Ok – before you groan about yet another rant from us about why athletes need to focus on easy efforts as much (if not more, for some) take a moment to get some perspective on why Easy is essential for any athlete, of any ability.
As coaches, we constantly see athletes pushing themselves through – what should be – Easy efforts, ignoring obvious signals form the body/ brain to ease back, follow the course, but instead hammering away at paces that far exceed what they realistically intend to run on race day.
And whilst we don’t always ‘see’ it, we certainly identity it when athletes begin to report excessive fatigue, or annoying niggles ready to explode into show-stoppers.
Of course, there is a way to avoid the above. RUN EASY. When the plan says easy, you do easy. Simple.
Except of course, most of us are driven with incorrigible ego’s – ultimately fuelled by fear – that push our minds past the point of reason and into the depths of stupidity.
Think that sounds a bit far fetched?
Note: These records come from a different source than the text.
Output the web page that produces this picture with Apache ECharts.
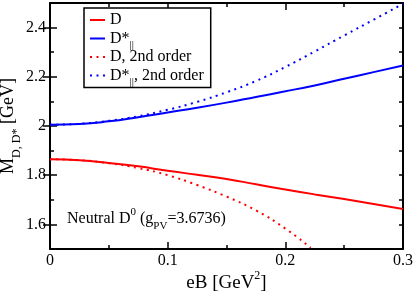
<!DOCTYPE html>
<html><head><meta charset="utf-8">
<script src="https://cdn.jsdelivr.net/npm/echarts@6/dist/echarts.min.js"></script>
<style>html,body{margin:0;padding:0;background:#fff}#c{width:415px;height:292px}</style>
</head><body><div id="c"></div>
<script>
// ---- data ----
const eB = [0, 0.025, 0.05, 0.075, 0.1, 0.125, 0.15, 0.175, 0.2, 0.225, 0.25, 0.275, 0.3];
const massD = [1.865, 1.861, 1.850, 1.836, 1.818, 1.802, 1.785, 1.763, 1.742, 1.722, 1.703, 1.683, 1.663];
const massDstar = [2.005, 2.008, 2.019, 2.036, 2.055, 2.074, 2.095, 2.118, 2.141, 2.165, 2.192, 2.219, 2.246];
const eB2ndD = [0, 0.025, 0.05, 0.075, 0.1, 0.125, 0.15, 0.175, 0.2, 0.2215];
const massD2nd = [1.865, 1.861, 1.849, 1.829, 1.800, 1.760, 1.713, 1.657, 1.583, 1.505];
const massDstar2nd = [2.005, 2.009, 2.021, 2.040, 2.066, 2.098, 2.137, 2.183, 2.240, 2.303, 2.368, 2.432, 2.497];
const seriesNames = ['D', 'D*‖', 'D, 2nd order', 'D*‖, 2nd order'];
const xTickValues = [0, 0.1, 0.2, 0.3];
const xTickLabels = ['0', '0.1', '0.2', '0.3'];
const yTickValues = [1.6, 1.8, 2.0, 2.2, 2.4];
const yTickLabels = ['1.6', '1.8', '2', '2.2', '2.4'];

const F = 'Liberation Serif';
const zip = (xs, ys) => ys.map((y, i) => [xs[i], y]);
const lookup = (vals, labels) => v => {
  const i = vals.findIndex(t => Math.abs(t - v) < 1e-6);
  return i >= 0 ? labels[i] : '';
};
const frame = {show: true, onZero: false, lineStyle: {color: '#000', width: 2}};
const tickStyle = {color: '#000', width: 1.5};
const Y0 = 1.5, Y1 = 2.5;

const chart = echarts.init(document.getElementById('c'), null, {renderer: 'canvas'});
const sub = (size) => ({fontFamily: F, fontSize: size, color: '#000', height: 1, verticalAlign: 'bottom'});
const sup = (size) => ({fontFamily: F, fontSize: size, color: '#000', height: 4, verticalAlign: 'top'});

chart.setOption({
  animation: false,
  backgroundColor: '#fff',
  grid: {left: 50, right: 12, top: 3, bottom: 43, outerBoundsMode: 'none', containLabel: false},
  xAxis: [
    {type: 'value', position: 'bottom', min: 0, max: 0.3, interval: 0.1,
     axisLine: frame,
     axisTick: {show: true, inside: true, length: 7, lineStyle: tickStyle},
     minorTick: {show: true, splitNumber: 2, length: 4, lineStyle: tickStyle},
     splitLine: {show: false}, minorSplitLine: {show: false},
     axisLabel: {fontFamily: F, fontSize: 16, color: '#000', margin: 4,
                 formatter: lookup(xTickValues, xTickLabels)},
     name: 'eB [GeV{p|2}]', nameLocation: 'middle', nameGap: 25, nameMoveOverlap: false,
     nameTextStyle: {fontFamily: F, fontSize: 19, color: '#000', lineHeight: 19,
                     rich: {p: sup(12)}}},
    {type: 'value', position: 'top', min: 0, max: 0.3, interval: 0.1,
     axisLine: frame,
     axisTick: {show: true, inside: true, length: 7, lineStyle: tickStyle},
     minorTick: {show: true, splitNumber: 2, length: 4, lineStyle: tickStyle},
     splitLine: {show: false}, minorSplitLine: {show: false},
     axisLabel: {show: false}}
  ],
  yAxis: [
    {type: 'value', position: 'left', min: Y0, max: Y1, interval: 0.1,
     axisLine: frame,
     axisTick: {show: true, inside: true, length: 4, lineStyle: tickStyle},
     splitLine: {show: false},
     axisLabel: {fontFamily: F, fontSize: 16, color: '#000', margin: 4,
                 formatter: lookup(yTickValues, yTickLabels)},
     name: 'M{s|D, D*} [GeV]', nameLocation: 'middle', nameGap: 33, nameRotate: 90, nameMoveOverlap: false,
     nameTextStyle: {fontFamily: F, fontSize: 18, color: '#000', lineHeight: 18,
                     rich: {s: sub(12)}}},
    {type: 'value', position: 'left', min: Y0, max: Y1,
     axisLine: {show: false},
     axisTick: {show: true, inside: true, length: 7, lineStyle: tickStyle, customValues: yTickValues},
     splitLine: {show: false}, axisLabel: {show: false}},
    {type: 'value', position: 'right', min: Y0, max: Y1, interval: 0.1,
     axisLine: frame,
     axisTick: {show: true, inside: true, length: 4, lineStyle: tickStyle},
     splitLine: {show: false}, axisLabel: {show: false}},
    {type: 'value', position: 'right', min: Y0, max: Y1,
     axisLine: {show: false},
     axisTick: {show: true, inside: true, length: 7, lineStyle: tickStyle, customValues: yTickValues},
     splitLine: {show: false}, axisLabel: {show: false}}
  ],
  legend: {
    orient: 'vertical', left: 84, top: 8, padding: [4, 7, 0, 5],
    itemWidth: 15, itemHeight: 14, itemGap: -1.5,
    borderColor: '#000', borderWidth: 1.5, borderRadius: 0, backgroundColor: '#fff',
    itemStyle: {opacity: 0},
    data: seriesNames,
    textStyle: {fontFamily: F, fontSize: 16, color: '#000', lineHeight: 14,
                rich: {s: sub(11)}},
    formatter: n => n.includes('‖') ? n.replace('‖', '{s|||}') : n + '{s| }'
  },
  graphic: [{
    type: 'text', left: 67, top: 207, z: 100,
    style: {
      text: 'Neutral D{p|0} (g{s|PV}=3.6736)',
      fontFamily: F, fontSize: 16, fill: '#000', lineHeight: 16,
      rich: {
        p: {fontFamily: F, fontSize: 11, fill: '#000', height: 3, verticalAlign: 'top'},
        s: {fontFamily: F, fontSize: 11, fill: '#000', height: 1, verticalAlign: 'bottom'}
      }
    }
  }],
  series: [
    {name: seriesNames[0], type: 'line', data: zip(eB, massD), smooth: true, symbol: 'none',
     lineStyle: {color: '#ff0000', width: 2}, itemStyle: {color: '#ff0000'}},
    {name: seriesNames[1], type: 'line', data: zip(eB, massDstar), smooth: true, symbol: 'none',
     lineStyle: {color: '#0000ff', width: 2}, itemStyle: {color: '#0000ff'}},
    {name: seriesNames[2], type: 'line', data: zip(eB2ndD, massD2nd), smooth: true, symbol: 'none',
     lineStyle: {color: '#ff0000', width: 2, type: [2, 4.5]}, itemStyle: {color: '#ff0000'}},
    {name: seriesNames[3], type: 'line', data: zip(eB, massDstar2nd), smooth: true, symbol: 'none',
     lineStyle: {color: '#0000ff', width: 2, type: [2, 4.5]}, itemStyle: {color: '#0000ff'}}
  ]
});
</script></body></html>
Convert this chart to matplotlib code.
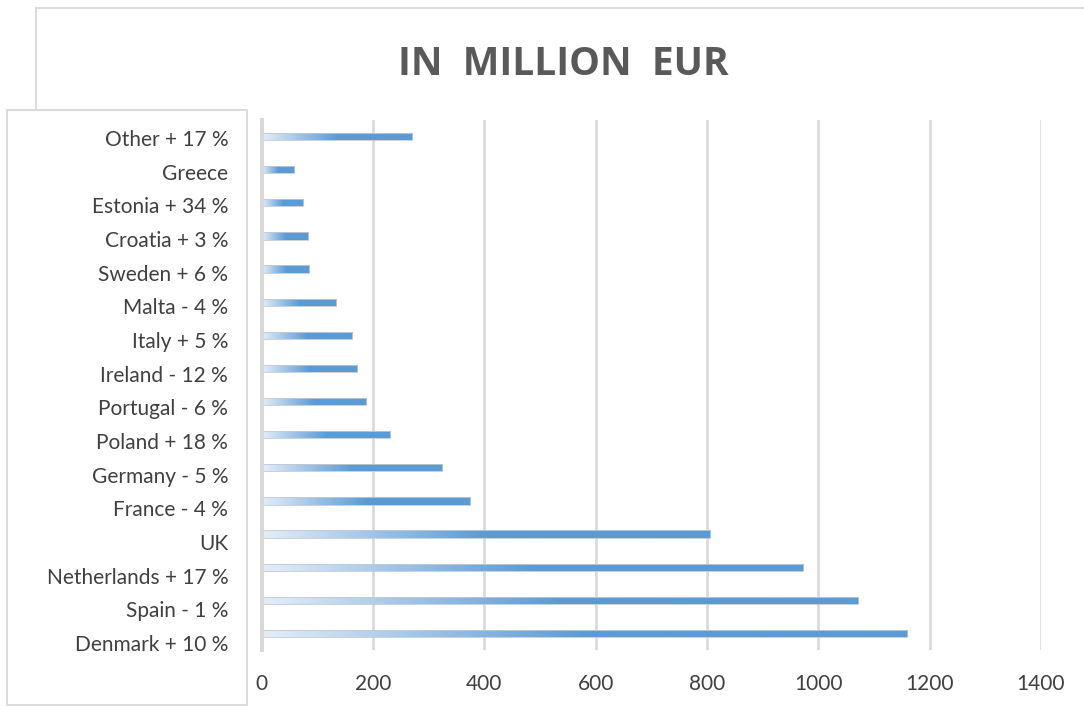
import numpy as np
import matplotlib
matplotlib.use("Agg")
import matplotlib.pyplot as plt
from matplotlib.colors import LinearSegmentedColormap
from matplotlib.lines import Line2D
from matplotlib.patches import Rectangle

plt.rcParams['font.family'] = ['Lato', 'DejaVu Sans']

# Categories (bottom to top) and values in million EUR
categories = ["Denmark + 10 %", "Spain - 1 %", "Netherlands + 17 %", "UK",
              "France - 4 %", "Germany - 5 %", "Poland + 18 %", "Portugal - 6 %",
              "Ireland - 12 %", "Italy + 5 %", "Malta - 4 %", "Sweden + 6 %",
              "Croatia + 3 %", "Estonia + 34 %", "Greece", "Other + 17 %"]
values = [1159, 1071, 972, 805, 374, 325, 230, 187, 171, 163, 133, 86, 83, 74, 58, 271]
x_ticks = [0, 200, 400, 600, 800, 1000, 1200, 1400]
title = "IN  MILLION  EUR"

W, H = 1084, 706
fig = plt.figure(figsize=(W / 100, H / 100), dpi=100)
fig.patch.set_facecolor("white")

def fx(px):
    return px / W

def fy(py):
    return 1 - py / H

frame_col = "#d9d9d9"
# outer chart frame
fig.add_artist(Line2D([fx(36), fx(36)], [fy(8), fy(110)], color=frame_col, lw=1.3,
                      zorder=-2))
fig.add_artist(Line2D([fx(36), fx(1084)], [fy(8), fy(8)], color=frame_col, lw=1.3,
                      zorder=-2))
# label panel
fig.add_artist(Rectangle((fx(7), fy(705)), fx(247) - fx(7), fy(110) - fy(705),
                         transform=fig.transFigure, facecolor="white",
                         edgecolor=frame_col, lw=1.3, zorder=-1))

left_px, right_px, top_px, bot_px = 261.5, 1041, 120, 650
ax = fig.add_axes([fx(left_px), fy(bot_px), fx(right_px) - fx(left_px),
                   fy(top_px) - fy(bot_px)])
ax.set_facecolor("none")
ax.set_zorder(2)

y = np.arange(len(categories))
bars = ax.barh(y, values, height=0.22, color="none", edgecolor="#c3cad2",
               linewidth=0.6, zorder=3)

cmap = LinearSegmentedColormap.from_list("fade", ["#e4eef8", "#9fc3e7", "#5b9bd5"])
for patch, v in zip(bars.patches, values):
    xs = np.linspace(0, 1, 256)
    grad = np.clip(xs / 0.5, 0, 1)[None, :]
    y0 = patch.get_y()
    im = ax.imshow(grad, extent=[0, v, y0, y0 + patch.get_height()], aspect="auto",
                   cmap=cmap, vmin=0, vmax=1, interpolation="bilinear", zorder=2)
    im.set_clip_path(patch)

ax.set_xlim(0, 1400)
ax.set_ylim(-0.5, len(categories) - 0.5)
ax.set_xticks(x_ticks)
ax.set_xticklabels([str(t) for t in x_ticks])
ax.set_yticks(y)
ax.set_yticklabels([])
ax.xaxis.grid(True, color="#d9d9d9", lw=1.9)
ax.set_axisbelow(True)
for s in ["top", "right", "bottom"]:
    ax.spines[s].set_visible(False)
ax.spines["left"].set_color("#d9d9d9")
ax.spines["left"].set_linewidth(2.9)
ax.spines["left"].set_zorder(4)
ax.tick_params(axis="both", length=0, labelsize=15, labelcolor="#404040")
ax.tick_params(axis="x", pad=17)

# category labels sit on a slightly wider spacing than the bars
lab = ax.twinx()
lab.set_zorder(1)
lab.set_ylim(-0.21, len(categories) - 0.465)
lab.yaxis.tick_left()
lab.set_yticks(y)
lab.set_yticklabels(categories)
lab.tick_params(axis="y", length=0, labelsize=15, labelcolor="#404040", pad=24)
for s in lab.spines.values():
    s.set_visible(False)

fig.text(fx(563), fy(75), title, ha="center", va="baseline", fontsize=28,
         fontweight="bold", color="#595959", family=["Open Sans", "DejaVu Sans"])

fig.savefig("out.png", dpi=100)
It isn’t. I would happily peg 90% of my past injuries on going too hard when I was supposed to be going easy. And I bet I am not alone.
And really, the BEST reason I can give anyone to swim, bike, run easy is this:
You need to develop the fundamental skills of triathlon.
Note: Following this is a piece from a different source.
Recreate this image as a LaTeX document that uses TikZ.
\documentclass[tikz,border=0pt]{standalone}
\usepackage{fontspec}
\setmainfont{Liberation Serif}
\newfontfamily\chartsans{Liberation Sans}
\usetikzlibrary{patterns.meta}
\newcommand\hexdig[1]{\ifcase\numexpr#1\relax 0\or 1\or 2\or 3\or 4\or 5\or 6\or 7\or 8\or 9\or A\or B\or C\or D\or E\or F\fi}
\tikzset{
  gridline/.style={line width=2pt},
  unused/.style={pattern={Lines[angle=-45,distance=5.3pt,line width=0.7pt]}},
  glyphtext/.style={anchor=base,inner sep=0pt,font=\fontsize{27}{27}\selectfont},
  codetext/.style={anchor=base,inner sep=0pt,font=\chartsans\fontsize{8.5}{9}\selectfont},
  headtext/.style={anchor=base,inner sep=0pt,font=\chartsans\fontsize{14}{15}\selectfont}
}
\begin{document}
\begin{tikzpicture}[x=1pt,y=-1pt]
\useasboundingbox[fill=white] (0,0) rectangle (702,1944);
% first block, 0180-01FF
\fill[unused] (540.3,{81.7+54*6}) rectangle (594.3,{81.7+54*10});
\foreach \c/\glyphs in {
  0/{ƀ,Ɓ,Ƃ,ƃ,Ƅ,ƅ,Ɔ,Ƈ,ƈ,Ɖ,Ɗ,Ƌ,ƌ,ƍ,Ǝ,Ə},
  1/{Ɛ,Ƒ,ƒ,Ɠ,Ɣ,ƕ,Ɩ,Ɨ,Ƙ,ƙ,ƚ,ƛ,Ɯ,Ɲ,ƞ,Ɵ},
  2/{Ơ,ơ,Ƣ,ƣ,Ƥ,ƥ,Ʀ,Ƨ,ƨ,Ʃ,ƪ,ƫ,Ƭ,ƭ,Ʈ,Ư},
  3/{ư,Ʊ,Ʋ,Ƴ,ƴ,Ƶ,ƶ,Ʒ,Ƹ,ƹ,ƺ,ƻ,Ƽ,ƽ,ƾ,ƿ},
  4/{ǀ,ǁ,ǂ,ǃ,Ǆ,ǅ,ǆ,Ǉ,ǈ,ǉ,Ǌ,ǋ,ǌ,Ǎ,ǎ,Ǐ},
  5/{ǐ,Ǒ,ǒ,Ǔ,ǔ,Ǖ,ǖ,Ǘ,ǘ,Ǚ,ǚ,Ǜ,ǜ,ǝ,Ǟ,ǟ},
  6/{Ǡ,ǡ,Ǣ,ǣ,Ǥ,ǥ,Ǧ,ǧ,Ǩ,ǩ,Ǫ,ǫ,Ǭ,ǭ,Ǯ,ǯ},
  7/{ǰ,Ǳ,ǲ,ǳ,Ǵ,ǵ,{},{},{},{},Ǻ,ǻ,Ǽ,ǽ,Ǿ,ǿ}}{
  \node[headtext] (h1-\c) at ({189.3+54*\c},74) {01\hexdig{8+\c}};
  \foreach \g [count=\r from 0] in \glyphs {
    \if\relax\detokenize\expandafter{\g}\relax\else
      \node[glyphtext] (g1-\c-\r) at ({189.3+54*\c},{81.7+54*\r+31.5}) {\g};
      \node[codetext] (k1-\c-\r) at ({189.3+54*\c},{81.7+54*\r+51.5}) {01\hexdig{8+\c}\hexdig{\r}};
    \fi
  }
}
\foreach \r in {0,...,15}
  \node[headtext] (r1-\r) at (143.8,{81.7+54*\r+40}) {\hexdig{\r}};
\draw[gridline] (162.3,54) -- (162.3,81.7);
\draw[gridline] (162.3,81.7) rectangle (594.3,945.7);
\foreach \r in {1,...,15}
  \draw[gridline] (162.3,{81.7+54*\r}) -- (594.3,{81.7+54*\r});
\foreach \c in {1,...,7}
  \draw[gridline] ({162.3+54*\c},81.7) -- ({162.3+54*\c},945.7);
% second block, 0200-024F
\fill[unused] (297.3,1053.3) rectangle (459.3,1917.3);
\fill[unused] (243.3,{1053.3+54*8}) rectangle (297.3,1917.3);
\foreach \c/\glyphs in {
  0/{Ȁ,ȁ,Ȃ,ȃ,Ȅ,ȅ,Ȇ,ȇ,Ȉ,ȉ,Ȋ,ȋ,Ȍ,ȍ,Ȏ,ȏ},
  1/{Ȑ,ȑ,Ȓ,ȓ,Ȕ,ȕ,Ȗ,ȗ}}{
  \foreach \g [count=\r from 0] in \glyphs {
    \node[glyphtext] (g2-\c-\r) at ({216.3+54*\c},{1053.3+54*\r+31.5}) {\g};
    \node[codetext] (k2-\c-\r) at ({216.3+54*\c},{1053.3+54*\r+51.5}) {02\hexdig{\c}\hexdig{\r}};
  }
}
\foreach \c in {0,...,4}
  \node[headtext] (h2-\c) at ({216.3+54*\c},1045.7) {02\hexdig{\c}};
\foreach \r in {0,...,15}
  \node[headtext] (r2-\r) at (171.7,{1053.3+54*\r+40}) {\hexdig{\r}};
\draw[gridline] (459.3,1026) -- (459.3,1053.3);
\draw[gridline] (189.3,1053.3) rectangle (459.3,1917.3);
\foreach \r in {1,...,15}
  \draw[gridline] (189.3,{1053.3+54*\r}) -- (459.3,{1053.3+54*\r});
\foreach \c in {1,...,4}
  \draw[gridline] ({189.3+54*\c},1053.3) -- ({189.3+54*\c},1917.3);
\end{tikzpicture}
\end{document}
I don’t care if your goal is to visit Kona in October or simply race the clock for funsies. If you are an athlete (and you are) then you should be focusing on skill development. First.
Your body is a pretty amazing machine, and is as loyal as a German Shepherd. Until you push it too far and it pushes back.
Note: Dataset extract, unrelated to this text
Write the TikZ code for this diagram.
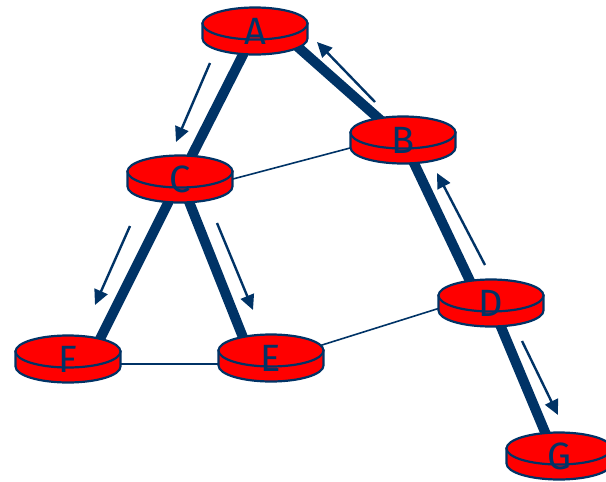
\documentclass[tikz,border=0pt]{standalone}
\usepackage{fontspec}
\setsansfont{Fira Sans}
\usepackage{xcolor}
\usetikzlibrary{arrows.meta, calc}
\definecolor{navy}{HTML}{003366}
\pgfdeclarelayer{background}
\pgfsetlayers{background,main}
\tikzstyle{routerbody} = [draw=navy, fill=red, line width=2.2pt]
\tikzstyle{tag} = [minimum width=105pt, minimum height=47pt, inner sep=0pt, text=navy, font=\sffamily\fontsize{38}{38}\selectfont]
\tikzstyle{tree} = [draw=navy, line width=10pt]
\tikzstyle{link} = [draw=navy, line width=1.6pt]
\tikzstyle{flow} = [draw=navy, line width=2.4pt, -{Triangle[length=15pt,width=14pt]}]
% router: name, position, letter
\newcommand{\router}[3]{%
    \begin{scope}[shift={(#2)}]
        \filldraw [routerbody] (-52.5,-7.5) -- (-52.5,7.5) arc[start angle=180, end angle=0, x radius=52.5, y radius=16] -- (52.5,-7.5) -- cycle;
        \filldraw [routerbody] (0,-7.5) ellipse [x radius=52.5, y radius=16];
    \end{scope}
    \node (#1) [tag] at (#2) {\raisebox{-3pt}{#3}};
}

\begin{document}
\begin{tikzpicture}[x=1pt, y=-1pt]
    \useasboundingbox (0,0) rectangle (606,482);
    \router{A}{255,31}{A}
    \router{B}{403,140}{B}
    \router{C}{180,179}{C}
    \router{D}{491,303}{D}
    \router{E}{271,358}{E}
    \router{F}{68,359}{F}
    \router{G}{559,456}{G}

    \begin{pgfonlayer}{background}
        % spanning tree
        \draw [tree] (A.center) -- (C.center);
        \draw [tree] ($(A.center)+(18,-6)$) -- (B.center);
        \draw [tree] (C.center) -- ($(F.center)+(24,-4)$);
        \draw [tree] (C.center) -- ($(E.center)+(-23,-8)$);
        \draw [tree] (B.center) -- ($(D.center)+(-12,-3)$);
        \draw [tree] (D.center) -- ($(G.center)+(-4,0)$);
        % other links
        \draw [link] ($(C.center)+(0,14)$) -- ($(B.center)+(0,-6)$);
        \draw [link] ($(F.center)+(0,5)$) -- ($(E.center)+(0,6)$);
        \draw [link] ($(E.center)+(0,3)$) -- ($(D.center)+(0,-11)$);
    \end{pgfonlayer}

    % flooding directions
    \coordinate (ac1) at (210,63);  \coordinate (ac2) at (176,142);
    \coordinate (ba1) at (375,102); \coordinate (ba2) at (317,42);
    \coordinate (db1) at (485,265); \coordinate (db2) at (437,173);
    \coordinate (cf1) at (130,226); \coordinate (cf2) at (95,305);
    \coordinate (ce1) at (217,223); \coordinate (ce2) at (253,310);
    \coordinate (dg1) at (522,341); \coordinate (dg2) at (558,415);
    \draw [flow] (ac1) -- (ac2);
    \draw [flow] (ba1) -- (ba2);
    \draw [flow] (db1) -- (db2);
    \draw [flow] (cf1) -- (cf2);
    \draw [flow] (ce1) -- (ce2);
    \draw [flow] (dg1) -- (dg2);
\end{tikzpicture}
\end{document}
The resilience of your machine has been forged over hundreds of thousands of years of needing to survive. That means when you tell your body to run really really really fast. It will, for a long as it can.
Stay with me here.
So this means, that when you head out for a session, and it says “easy”, and you say “F**k that, I feel good, I will run faster”. Your body will comply, remember it is loyal – almost to the point of stupidity.
And when it starts to fail under those increasingly excessive and unrealistic loads – due to (wait for it….) a lack of skill development….then your amazing, dependable machine will find as many compensations as it needs to get the job done.
And this is why Easy is essential.
Because you need to lay down layer upon layer of crucial skill development at an EASY pace before you can even condor reacting those skills under heavier loads.
Have you ever watched an Olympic Pool swimmer warming up. They go SLOW. And the technical aspects of their stroke are flawless. And as the speeds increase from the warm-up pool to the race pool, that form (positioning) remains intact.
The same is true across any sport I can think of.
You get fast by learning how to develop form and you can only do that by putting yourself in an environment that allows you to focus on the intricacies of your body position.
That is Easy.
Now if you had the time (meaning a full time athlete) you would probably have time to spend hours developing those positions to a finite point of near-perfection.
But you don’t. You have kids, a job, a dog; mouths to feed, email to answer and shit to do.
So you have to have a plan to develop your skills within the sport without compromising on the other areas of your athletic ability.
In my opinion, this is where your Easy efforts – generally at the start of any well though out session, become the most important weapon in your war-chest.
You can run at a truly easy pace and be aware of your body position, your cadence, your footfall, your muscles-firing (or not) and you can effect changes as you go.
You can’t do that when you are running fast. There are too many things happening at faster speeds that you really don’t have the peripheral to effect any form changes that might be required.
This is why going Easy is so important.
I laugh when athletes say “But Easy is so boring!”.
If it’s boring then you must have had perfect form!
If Easy is ‘boring’ then you are not concentrating. You are not thinking about your position. You are not creating awareness.
And if you can’t run Easy with good positioning, you won’t run fast (in endurance terms) with good positioning either. Maybe you can for a session or two, but remember that your body will find it’s way to compensate for the demands you are requesting of it.
You should relish the Easy because it is your best chance to set the body up for faster movement later.
Form doesn’t magically appear on race day. You have to work on it in your daily sessions. You have to divert you attention away from Strava segments and ego-driven hunger for speed and lay down solid foundations of movement.
So when that little voice tells you that you don’t really need to be moving that easy, kindly put it back in it’s place and revert your focus to the things that will actually make you faster.